■ PROBLEM TO SOLVE ■
Everything from the line with "Clone this diagram in TikZ." down to the line with "(7,12) rectangle (722,354);" below must be printed exactly, those two lines included. Exclude pictures.
# # # # #
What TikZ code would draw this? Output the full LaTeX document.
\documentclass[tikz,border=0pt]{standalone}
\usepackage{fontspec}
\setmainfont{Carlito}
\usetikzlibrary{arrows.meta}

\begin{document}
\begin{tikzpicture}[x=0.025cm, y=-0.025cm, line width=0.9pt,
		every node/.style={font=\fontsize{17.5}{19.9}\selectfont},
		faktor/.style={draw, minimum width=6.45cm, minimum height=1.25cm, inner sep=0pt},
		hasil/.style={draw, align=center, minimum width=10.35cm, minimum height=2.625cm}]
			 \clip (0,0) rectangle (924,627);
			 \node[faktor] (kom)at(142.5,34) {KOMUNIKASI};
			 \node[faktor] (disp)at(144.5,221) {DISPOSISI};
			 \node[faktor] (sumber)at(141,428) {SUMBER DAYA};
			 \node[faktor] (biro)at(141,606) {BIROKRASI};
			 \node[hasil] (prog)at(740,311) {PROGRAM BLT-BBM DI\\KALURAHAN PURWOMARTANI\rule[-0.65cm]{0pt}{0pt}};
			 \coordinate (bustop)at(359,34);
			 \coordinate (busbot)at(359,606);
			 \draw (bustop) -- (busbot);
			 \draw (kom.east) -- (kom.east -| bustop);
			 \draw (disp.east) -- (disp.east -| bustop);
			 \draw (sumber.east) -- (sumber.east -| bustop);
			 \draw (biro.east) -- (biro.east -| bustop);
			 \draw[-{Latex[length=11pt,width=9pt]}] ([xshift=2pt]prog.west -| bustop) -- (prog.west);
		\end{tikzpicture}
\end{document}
# # # # #
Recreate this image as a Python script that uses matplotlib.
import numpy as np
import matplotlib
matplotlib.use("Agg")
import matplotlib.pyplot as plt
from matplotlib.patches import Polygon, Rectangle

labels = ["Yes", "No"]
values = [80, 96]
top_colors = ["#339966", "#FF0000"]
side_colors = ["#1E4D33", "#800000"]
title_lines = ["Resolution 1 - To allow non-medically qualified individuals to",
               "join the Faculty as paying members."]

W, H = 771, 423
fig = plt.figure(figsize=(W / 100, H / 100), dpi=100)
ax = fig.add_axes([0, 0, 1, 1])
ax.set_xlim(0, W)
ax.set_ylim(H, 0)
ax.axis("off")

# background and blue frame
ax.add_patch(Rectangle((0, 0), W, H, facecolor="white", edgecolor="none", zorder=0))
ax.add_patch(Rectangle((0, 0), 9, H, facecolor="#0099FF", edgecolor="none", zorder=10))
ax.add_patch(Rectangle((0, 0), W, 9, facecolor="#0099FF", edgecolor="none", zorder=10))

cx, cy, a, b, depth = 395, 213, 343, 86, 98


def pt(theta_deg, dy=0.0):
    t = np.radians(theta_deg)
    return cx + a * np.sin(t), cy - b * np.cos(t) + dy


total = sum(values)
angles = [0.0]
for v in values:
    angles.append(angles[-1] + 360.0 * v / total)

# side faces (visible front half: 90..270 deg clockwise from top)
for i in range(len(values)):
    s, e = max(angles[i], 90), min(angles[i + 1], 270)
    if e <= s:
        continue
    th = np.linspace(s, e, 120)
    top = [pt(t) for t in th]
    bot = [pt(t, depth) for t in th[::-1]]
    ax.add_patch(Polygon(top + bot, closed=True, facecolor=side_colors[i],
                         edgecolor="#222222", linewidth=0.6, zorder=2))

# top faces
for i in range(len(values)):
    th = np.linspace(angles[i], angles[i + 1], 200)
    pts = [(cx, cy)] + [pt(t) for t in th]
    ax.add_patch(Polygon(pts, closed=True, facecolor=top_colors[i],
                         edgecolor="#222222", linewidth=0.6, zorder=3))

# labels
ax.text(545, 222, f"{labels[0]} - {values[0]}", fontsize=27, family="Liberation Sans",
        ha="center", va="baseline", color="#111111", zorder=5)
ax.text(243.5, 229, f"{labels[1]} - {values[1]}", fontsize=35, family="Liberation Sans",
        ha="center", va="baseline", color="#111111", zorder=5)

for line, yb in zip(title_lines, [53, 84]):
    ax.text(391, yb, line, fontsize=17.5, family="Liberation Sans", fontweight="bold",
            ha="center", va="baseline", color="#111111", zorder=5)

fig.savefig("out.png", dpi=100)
# # # # #
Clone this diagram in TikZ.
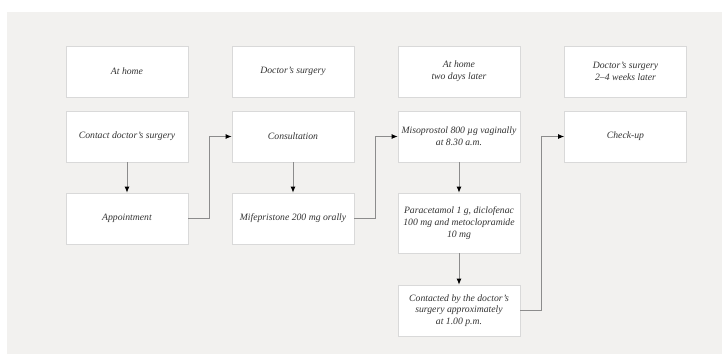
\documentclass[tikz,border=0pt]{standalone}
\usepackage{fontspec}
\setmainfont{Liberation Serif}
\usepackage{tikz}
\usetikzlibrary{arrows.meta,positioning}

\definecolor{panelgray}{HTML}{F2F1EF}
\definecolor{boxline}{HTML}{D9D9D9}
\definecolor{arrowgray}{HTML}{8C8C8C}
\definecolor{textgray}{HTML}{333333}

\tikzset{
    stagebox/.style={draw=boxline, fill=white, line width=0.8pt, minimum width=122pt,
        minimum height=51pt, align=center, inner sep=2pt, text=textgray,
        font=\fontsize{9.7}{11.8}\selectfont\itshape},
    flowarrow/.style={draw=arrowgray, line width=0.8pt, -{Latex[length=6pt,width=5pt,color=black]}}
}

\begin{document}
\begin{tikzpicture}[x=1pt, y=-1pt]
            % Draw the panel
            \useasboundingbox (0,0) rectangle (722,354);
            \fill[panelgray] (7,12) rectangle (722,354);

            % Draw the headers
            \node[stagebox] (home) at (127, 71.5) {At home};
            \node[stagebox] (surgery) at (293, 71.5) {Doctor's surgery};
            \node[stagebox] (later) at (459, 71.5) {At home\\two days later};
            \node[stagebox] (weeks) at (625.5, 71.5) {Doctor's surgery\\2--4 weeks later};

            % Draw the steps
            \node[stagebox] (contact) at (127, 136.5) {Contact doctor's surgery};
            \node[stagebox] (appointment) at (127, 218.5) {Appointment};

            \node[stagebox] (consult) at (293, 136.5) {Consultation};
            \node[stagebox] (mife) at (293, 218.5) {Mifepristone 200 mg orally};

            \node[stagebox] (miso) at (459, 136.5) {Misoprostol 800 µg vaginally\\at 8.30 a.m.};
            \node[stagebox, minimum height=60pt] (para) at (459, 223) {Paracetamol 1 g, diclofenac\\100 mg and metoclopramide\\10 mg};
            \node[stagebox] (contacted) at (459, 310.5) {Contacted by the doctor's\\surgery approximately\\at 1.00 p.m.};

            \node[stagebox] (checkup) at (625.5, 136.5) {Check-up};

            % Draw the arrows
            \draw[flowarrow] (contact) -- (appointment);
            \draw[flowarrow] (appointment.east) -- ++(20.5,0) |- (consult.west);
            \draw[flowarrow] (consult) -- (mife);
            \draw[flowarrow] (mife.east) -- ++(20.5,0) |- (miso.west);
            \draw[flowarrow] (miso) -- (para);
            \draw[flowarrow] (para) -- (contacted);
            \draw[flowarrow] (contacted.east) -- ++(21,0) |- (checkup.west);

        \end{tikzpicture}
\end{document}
# # # # #
■ RESPONSE TO THIS EXERCISE ■
Clone this diagram in TikZ.
\documentclass[tikz,border=0pt]{standalone}
\usepackage{fontspec}
\setmainfont{Liberation Serif}
\usepackage{tikz}
\usetikzlibrary{arrows.meta,positioning}

\definecolor{panelgray}{HTML}{F2F1EF}
\definecolor{boxline}{HTML}{D9D9D9}
\definecolor{arrowgray}{HTML}{8C8C8C}
\definecolor{textgray}{HTML}{333333}

\tikzset{
    stagebox/.style={draw=boxline, fill=white, line width=0.8pt, minimum width=122pt,
        minimum height=51pt, align=center, inner sep=2pt, text=textgray,
        font=\fontsize{9.7}{11.8}\selectfont\itshape},
    flowarrow/.style={draw=arrowgray, line width=0.8pt, -{Latex[length=6pt,width=5pt,color=black]}}
}

\begin{document}
\begin{tikzpicture}[x=1pt, y=-1pt]
            % Draw the panel
            \useasboundingbox (0,0) rectangle (722,354);
            \fill[panelgray] (7,12) rectangle (722,354);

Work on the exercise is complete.